In den Gruben ist Platz genug
Aus dieser Überschlagsrechnung ergibt sich, dass im Werra-Revier allein seit 1948 mindestens 2,2 Milliarden Tonnen Salze abgebaut worden sind. Die dabei entstandenen unterirdischen Hohlräume stehen für die 0,6 Milliarden Tonnen zur Verfügung, die nach Angaben der K+S AG auf den Rückstandshalden des Werra-Fuldareviers abgelagert sind.
Das trifft selbst dann zu, wenn K+S noch 50% des freien Volumens für den aktuellen Betrieb benötigen sollte. Nach 100 Jahren Bergbau im Werrarevier herrscht aber keine Platznot in den Bergwerken. Nach Beendigung der Bergbautätigkeit steht dann ohnehin das ganze Bergwerk zur Verfügung. Die Tatsache, dass das zu versetzende Material aufgelockert ist und deshalb ein um 20% vergößertes volumen hat, iist angesichts des Platzangebots ohne Bedeutung.
Auch ein Gutachter der TU Braunschweig kommt zu dem Ergebnis, dass die Bergwerke der K+S AG im Werra-Fulda-Revier ausreichend Platz bieten, um die Rückstandshalden dorthin zu versetzen:
„Die Entsorgung der Produktionsrückstände lief seit der Inbetriebnahme des Werks Neuhof-Ellers durch die Firma K+S durch Aufhaldung. Rechnet man die Hohlräume hinzu, die durch Salzgewinnung seit mehr als 50 Jahren entstanden sind, so ist anzunehmen, dass die zukünftigen Produktionsrückstände sowie Teile der vorhandenen Halde sogar mittelfristig komplett unter Tage versetzt werden können.“
Institut für Siedlingswasserwirtschaft TU Braunschweig, „Gutachten zur Behandlung bzw. Verwertung salzhaltiger Abwässer aus dem Werk Neuhof-Ellers der K+S Kali GmbH“, März 2008
Was spricht in den Augen der K+S AG gegen den Versatz der Rückstände?
Wer die eigenen Produktionsabfälle durch Versatz beseitigen möchte, der benötigt unter Tage hinreichenden Platz für den Transport derAbfälle knapp ist, wie K+S uns glauben machen will, dann kann man ihn nicht auch noch für bergbaufremde Tätigkeiten verschwenden.
Das betrifft in diesem Falle auch die Einlagerung von hochgiftigen Industrieabfällen in Untertagedeponien sowie die „Untertageverwertung“ der Hohlräume durch Einbringen von bergbaufremden Abfällen zu. Vorrang müssen immer die eigenen Abfälle haben.

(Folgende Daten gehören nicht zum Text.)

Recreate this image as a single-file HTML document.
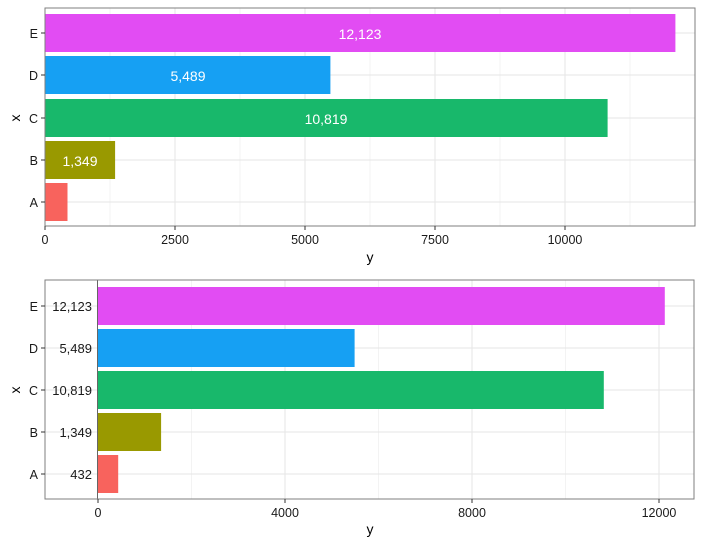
<!DOCTYPE html>
<html><head><style>body{margin:0;background:#fff}svg{display:block}</style></head><body>
<svg width="703" height="545" xmlns="http://www.w3.org/2000/svg" font-family="Liberation Sans, Arial, sans-serif">
<rect width="703" height="545" fill="#fff"/>
<g stroke="#ebebeb" stroke-width="0.6">
<line x1="110" y1="8" x2="110" y2="226"/><line x1="240" y1="8" x2="240" y2="226"/><line x1="370" y1="8" x2="370" y2="226"/><line x1="500" y1="8" x2="500" y2="226"/><line x1="630" y1="8" x2="630" y2="226"/>
</g>
<g stroke="#e5e5e5" stroke-width="1">
<line x1="175" y1="8" x2="175" y2="226"/><line x1="305" y1="8" x2="305" y2="226"/><line x1="435" y1="8" x2="435" y2="226"/><line x1="565" y1="8" x2="565" y2="226"/>
<line x1="45" y1="33" x2="695" y2="33"/><line x1="45" y1="75" x2="695" y2="75"/><line x1="45" y1="118" x2="695" y2="118"/><line x1="45" y1="160" x2="695" y2="160"/><line x1="45" y1="202" x2="695" y2="202"/>
</g>
<rect x="45" y="14" width="630.4" height="38" fill="#E24CF3"/>
<rect x="45" y="56" width="285.4" height="38" fill="#16A0F3"/>
<rect x="45" y="99" width="562.6" height="38" fill="#18B86B"/>
<rect x="45" y="141" width="70.1" height="38" fill="#999900"/>
<rect x="45" y="183" width="22.5" height="38" fill="#F8635D"/>
<g fill="#fff" font-size="14" text-anchor="middle">
<text x="360" y="39">12,123</text><text x="188" y="81">5,489</text><text x="326" y="124">10,819</text><text x="80" y="166">1,349</text>
</g>
<rect x="45" y="8" width="650" height="218" fill="none" stroke="#7f7f7f" stroke-width="1"/>
<g stroke="#333" stroke-width="1">
<line x1="41" y1="33" x2="45" y2="33"/><line x1="41" y1="75" x2="45" y2="75"/><line x1="41" y1="118" x2="45" y2="118"/><line x1="41" y1="160" x2="45" y2="160"/><line x1="41" y1="202" x2="45" y2="202"/>
<line x1="45" y1="226" x2="45" y2="230"/><line x1="175" y1="226" x2="175" y2="230"/><line x1="305" y1="226" x2="305" y2="230"/><line x1="435" y1="226" x2="435" y2="230"/><line x1="565" y1="226" x2="565" y2="230"/>
</g>
<g font-size="12.5" fill="#1a1a1a" text-anchor="end">
<text x="38" y="38">E</text><text x="38" y="80">D</text><text x="38" y="123">C</text><text x="38" y="165">B</text><text x="38" y="207">A</text>
</g>
<g font-size="12.5" fill="#1a1a1a" text-anchor="middle">
<text x="45" y="244">0</text><text x="175" y="244">2500</text><text x="305" y="244">5000</text><text x="435" y="244">7500</text><text x="565" y="244">10000</text>
</g>
<text x="370" y="262" font-size="14" text-anchor="middle">y</text>
<text x="15" y="118" font-size="14" text-anchor="middle" transform="rotate(-90 15 118)" dy="5">x</text>
<g stroke="#ebebeb" stroke-width="0.6">
<line x1="191.5" y1="280" x2="191.5" y2="499"/><line x1="378.5" y1="280" x2="378.5" y2="499"/><line x1="565.5" y1="280" x2="565.5" y2="499"/>
</g>
<g stroke="#e5e5e5" stroke-width="1">
<line x1="285" y1="280" x2="285" y2="499"/><line x1="472" y1="280" x2="472" y2="499"/><line x1="659" y1="280" x2="659" y2="499"/>
<line x1="45" y1="306" x2="694" y2="306"/><line x1="45" y1="348" x2="694" y2="348"/><line x1="45" y1="390" x2="694" y2="390"/><line x1="45" y1="432" x2="694" y2="432"/><line x1="45" y1="474" x2="694" y2="474"/>
</g>
<rect x="98" y="287" width="566.8" height="38" fill="#E24CF3"/>
<rect x="98" y="329" width="256.6" height="38" fill="#16A0F3"/>
<rect x="98" y="371" width="505.8" height="38" fill="#18B86B"/>
<rect x="98" y="413" width="63.1" height="38" fill="#999900"/>
<rect x="98" y="455" width="20.2" height="38" fill="#F8635D"/>
<g fill="#1a1a1a" font-size="13" text-anchor="end">
<text x="92" y="311">12,123</text><text x="92" y="353">5,489</text><text x="92" y="395">10,819</text><text x="92" y="437">1,349</text><text x="92" y="479">432</text>
</g>
<line x1="97.5" y1="280" x2="97.5" y2="499" stroke="#666" stroke-width="1"/>
<rect x="45" y="280" width="649" height="219" fill="none" stroke="#7f7f7f" stroke-width="1"/>
<g stroke="#333" stroke-width="1">
<line x1="41" y1="306" x2="45" y2="306"/><line x1="41" y1="348" x2="45" y2="348"/><line x1="41" y1="390" x2="45" y2="390"/><line x1="41" y1="432" x2="45" y2="432"/><line x1="41" y1="474" x2="45" y2="474"/>
<line x1="98" y1="499" x2="98" y2="503"/><line x1="285" y1="499" x2="285" y2="503"/><line x1="472" y1="499" x2="472" y2="503"/><line x1="659" y1="499" x2="659" y2="503"/>
</g>
<g font-size="12.5" fill="#1a1a1a" text-anchor="end">
<text x="38" y="311">E</text><text x="38" y="353">D</text><text x="38" y="395">C</text><text x="38" y="437">B</text><text x="38" y="479">A</text>
</g>
<g font-size="12.5" fill="#1a1a1a" text-anchor="middle">
<text x="98" y="517">0</text><text x="285" y="517">4000</text><text x="472" y="517">8000</text><text x="659" y="517">12000</text>
</g>
<text x="370" y="534" font-size="14" text-anchor="middle">y</text>
<text x="15" y="390" font-size="14" text-anchor="middle" transform="rotate(-90 15 390)" dy="5">x</text>
</svg>
</body></html>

Zum Glück ist für den Betrieb einer Kaligrube weder eine Untertagedeponie noch eine Untertageverwertung nötig. Die Bergsicherheit kann auch auf anderem Wege hergestellt werden, z.B. durch Versatz der eigenen Abfälle.

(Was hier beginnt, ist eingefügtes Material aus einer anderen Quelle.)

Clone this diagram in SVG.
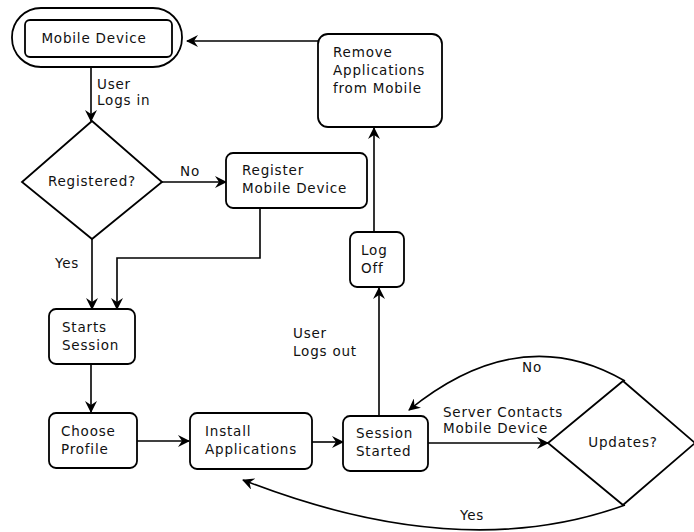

Mit dem Versatz der Rückstandshalden entfällt dann auch die lukrative Möglichkeit, die Halden mit einer Schicht belasteter Abfälle „abzudecken“. Für den eigentlichen Betriebszweck, die Gewinnung von Kalidünger, sind Haldenabdeckungen nicht erforderlich.
Welche Kosten entstehen?
Nach Angaben der K+S AG liegen die Kosten für den Versatz ihrer Rückstände zwischen 4,40 und 8,00 Euro/Tonne. Die Gesamtkosten betragen dann bei 2,6 bis 4,8 Mrd. Euro. Diese Kosten fallen an, weil die Betreiberin beantragt hat, ihre Rückstände oberirdisch abzulagern, ohne die Kosten der Altlast zu bedenken.
Welche Fehler darf man nicht machen?
Die K+S AG weist zutreffend darauf hin, dass die untertägigen Hohlräume nicht unbegrenzt zur Verfügung stehen, weil sie durch Konversion (Bergsenkungen) zusammengepresst werden und inrgendwann nicht mehr befahren werden können. Die Konversion gilt es aber zu verhindern, schon um die oberirdischen Auswirkungen der Bergsenkungen zu vermindern.
Das bedeutet weiter, dass man mit dem Rückbau der Salzhalden und ihrem Versatz nicht warten darf, bis die Konversion dies nicht mehr zulässt. Man muss sofort beginnen und die Aufarbeitung der Rohsalze möglichst bald nach unter Tage verlegen. Dann entfällt das vorgeschobene Argument des fehlenden Platzes.